For Chelsea, the press has to be coordinated. Half‑pressing is suicide against City. Either you go together and force a mistake, or you sit a little deeper and protect the space in front of the back four. The worst option is in‑between, and that’s usually where City feast. The good news: the Bridge pushes Chelsea forward. The bad news: City are built to survive that push.

Key Battle

The key battle is the space between Chelsea’s midfield and defense. City target that zone with runners and quick combinations, and Chelsea have to choose whether to close it with an extra midfielder or protect it with a tighter back line. If Chelsea can keep that channel compact, City’s usual cutback parade becomes more predictable. If they can’t, this turns into a chase, and City love a chase.

Prediction Angle

This game will be defined by whether Chelsea can convert pressure into shots before City reset their shape. If Chelsea create early danger, the crowd becomes a tactical weapon. If City settle the tempo early, it becomes a tactical grind.
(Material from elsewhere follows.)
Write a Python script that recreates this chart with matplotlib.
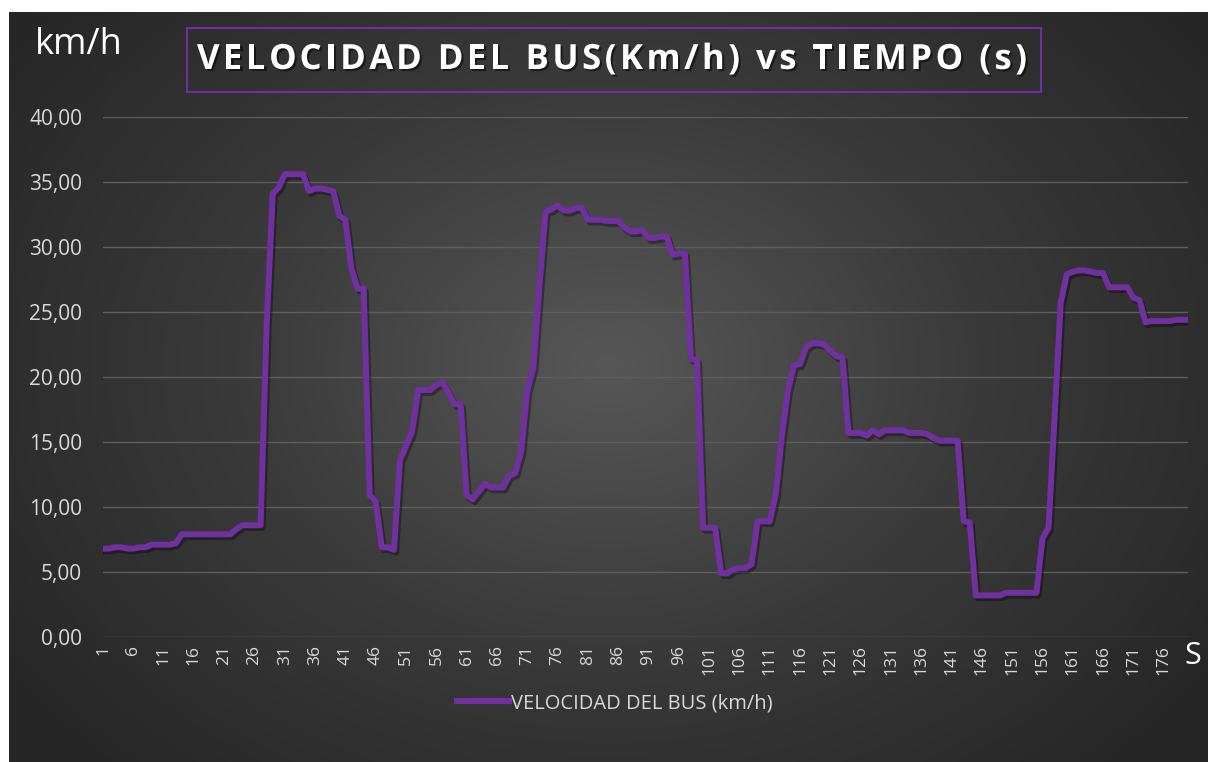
# Velocidad del bus frente al tiempo, estilo de gráfico oscuro

import numpy as np
import matplotlib.pyplot as plt
import matplotlib.patheffects as pe
from matplotlib.colors import LinearSegmentedColormap
from matplotlib.patches import Rectangle
from matplotlib.font_manager import FontProperties
from matplotlib.textpath import TextToPath

plt.rcParams['font.family'] = ['Open Sans', 'DejaVu Sans']

# Datos: velocidad (km/h) en cada segundo
velocidad = [
    6.8, 6.8, 6.9, 6.9, 6.8, 6.8, 6.9, 6.9, 7.1, 7.1,
    7.1, 7.1, 7.2, 7.9, 7.9, 7.9, 7.9, 7.9, 7.9, 7.9,
    7.9, 7.9, 8.3, 8.6, 8.6, 8.6, 8.6, 24.0, 34.1, 34.6,
    35.6, 35.6, 35.6, 35.6, 34.3, 34.5, 34.5, 34.4, 34.3, 32.4,
    32.1, 28.3, 26.8, 26.8, 10.9, 10.4, 6.9, 6.9, 6.7, 13.6,
    14.7, 15.8, 19.0, 19.0, 19.0, 19.4, 19.6, 18.8, 17.9, 17.9,
    10.9, 10.6, 11.2, 11.8, 11.5, 11.5, 11.5, 12.4, 12.6, 14.3,
    19.0, 20.7, 27.0, 32.7, 32.9, 33.2, 32.8, 32.8, 33.0, 33.0,
    32.1, 32.1, 32.1, 32.0, 32.0, 32.0, 31.5, 31.2, 31.2, 31.3,
    30.7, 30.7, 30.8, 30.8, 29.4, 29.5, 29.5, 21.4, 21.3, 8.4,
    8.4, 8.4, 4.9, 4.9, 5.2, 5.3, 5.3, 5.6, 8.9, 8.9,
    8.9, 11.0, 15.5, 19.0, 20.9, 21.0, 22.3, 22.6, 22.6, 22.5,
    22.0, 21.6, 21.5, 15.7, 15.7, 15.7, 15.5, 15.9, 15.6, 15.9,
    15.9, 15.9, 15.9, 15.7, 15.7, 15.7, 15.6, 15.3, 15.1, 15.1,
    15.1, 15.1, 8.9, 8.8, 3.2, 3.2, 3.2, 3.2, 3.2, 3.4,
    3.4, 3.4, 3.4, 3.4, 3.4, 7.6, 8.4, 17.0, 25.7, 27.9,
    28.1, 28.2, 28.2, 28.1, 28.0, 28.0, 26.9, 26.9, 26.9, 26.9,
    26.1, 25.9, 24.2, 24.3, 24.3, 24.3, 24.3, 24.4, 24.4, 24.4,
]
tiempo = np.arange(1, len(velocidad) + 1)
marcas_x = np.arange(1, len(velocidad) + 1, 5)
marcas_y = np.arange(0, 41, 5)
titulo = 'VELOCIDAD DEL BUS(Km/h) vs TIEMPO (s)'

W, H = 1208, 762
DPI = 100
fig = plt.figure(figsize=(W / DPI, H / DPI), dpi=DPI, facecolor='white')

# Fondo con degradado radial
bg = fig.add_axes([9 / W, 0, 1 - 9 / W, 1 - 12 / H])
yy, xx = np.mgrid[0:1:300j, 0:1:400j]
r = np.sqrt(((xx - 0.5) / 0.62) ** 2 + ((yy - 0.47) / 0.75) ** 2)
cmap = LinearSegmentedColormap.from_list('fondo', ['#575757', '#3a3a3a', '#262626'])
bg.imshow(np.clip(r, 0, 1), cmap=cmap, vmin=0, vmax=1, aspect='auto',
          extent=[0, 1, 0, 1], interpolation='bilinear')
bg.axis('off')

ax = fig.add_axes([103 / W, 1 - 637 / H, (1188 - 103) / W, (637 - 117) / H])
ax.set_facecolor('none')
ax.plot(tiempo, velocidad, color='#7030A0', lw=4.3, solid_joinstyle='round',
        label='VELOCIDAD DEL BUS (km/h)',
        path_effects=[pe.SimpleLineShadow(offset=(1.5, -2), shadow_color='black', alpha=0.35),
                      pe.Normal()])
ax.set_xlim(1, len(velocidad))
ax.set_ylim(0, 40)
ax.set_yticks(marcas_y)
ax.set_yticklabels([f'{v:.2f}'.replace('.', ',') for v in marcas_y])
ax.set_xticks(marcas_x)
ax.set_xticklabels([str(v) for v in marcas_x], rotation=90)
ax.grid(axis='y', color='#5e5e5e', lw=1)
ax.set_axisbelow(True)
for s in ax.spines.values():
    s.set_visible(False)
ax.tick_params(axis='y', length=0, pad=15, labelsize=15, labelcolor='#d9d9d9')
ax.tick_params(axis='x', length=0, pad=6, labelsize=12.5, labelcolor='#d9d9d9')

# Etiquetas de ejes
fig.text(35 / W, 1 - 45 / H, 'km/h', color='white', fontsize=26, va='center', ha='left')
fig.text(1193 / W, 1 - 656 / H, 'S', color='white', fontsize=22, va='center', ha='center')

# Título con espaciado entre letras dentro de un recuadro morado
fig.patches.append(Rectangle((187 / W, 1 - 92 / H), (1041 - 187) / W, 64 / H,
                             transform=fig.transFigure, fill=False,
                             edgecolor='#7030A0', lw=1.5))
prop = FontProperties(family='Open Sans', weight='bold', size=25)
ttp = TextToPath()
bar_w = ttp.get_text_width_height_descent('|', prop, ismath=False)[0]
avances = [(ttp.get_text_width_height_descent(titulo[:i] + '|', prop, ismath=False)[0] - bar_w)
           * DPI / 72 for i in range(len(titulo))]
total = ttp.get_text_width_height_descent(titulo, prop, ismath=False)[0] * DPI / 72
espacio = (830 - total) / (len(titulo) - 1)
x0 = 197
sombra = [pe.withSimplePatchShadow(offset=(1.5, -1.5), shadow_rgbFace='black', alpha=0.5)]
for i, ch in enumerate(titulo):
    if ch == ' ':
        continue
    fig.text((x0 + avances[i] + i * espacio) / W, 1 - 60 / H, ch, color='white',
             fontproperties=prop, va='center', ha='left', path_effects=sombra)

leg = ax.legend(loc='center', bbox_to_anchor=(0.472, -0.127), frameon=False,
                fontsize=14.5, labelcolor='#d9d9d9', handlelength=2.6, handletextpad=0.1)
for h in leg.get_lines():
    h.set_path_effects([pe.Normal()])

fig.savefig('out.png', dpi=DPI, facecolor='white')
The likely outcome is tight, intense, and decided by one moment of transition or one piece of set‑piece drama. Chelsea’s path to a result is simple: win the first duel, win the first sprint, and make City feel the noise. If they do that, this can turn into a statement night rather than a possession lecture.

Expect City to control the ball, and expect Chelsea to control the emotion. If Chelsea can turn that emotion into disciplined aggression, they can force mistakes. If they lose discipline, City will punish the smallest crack. That’s the margin in this matchup — one lapse, one line break, one reset too slow. It’s a game of inches with a crowd that wants a mile.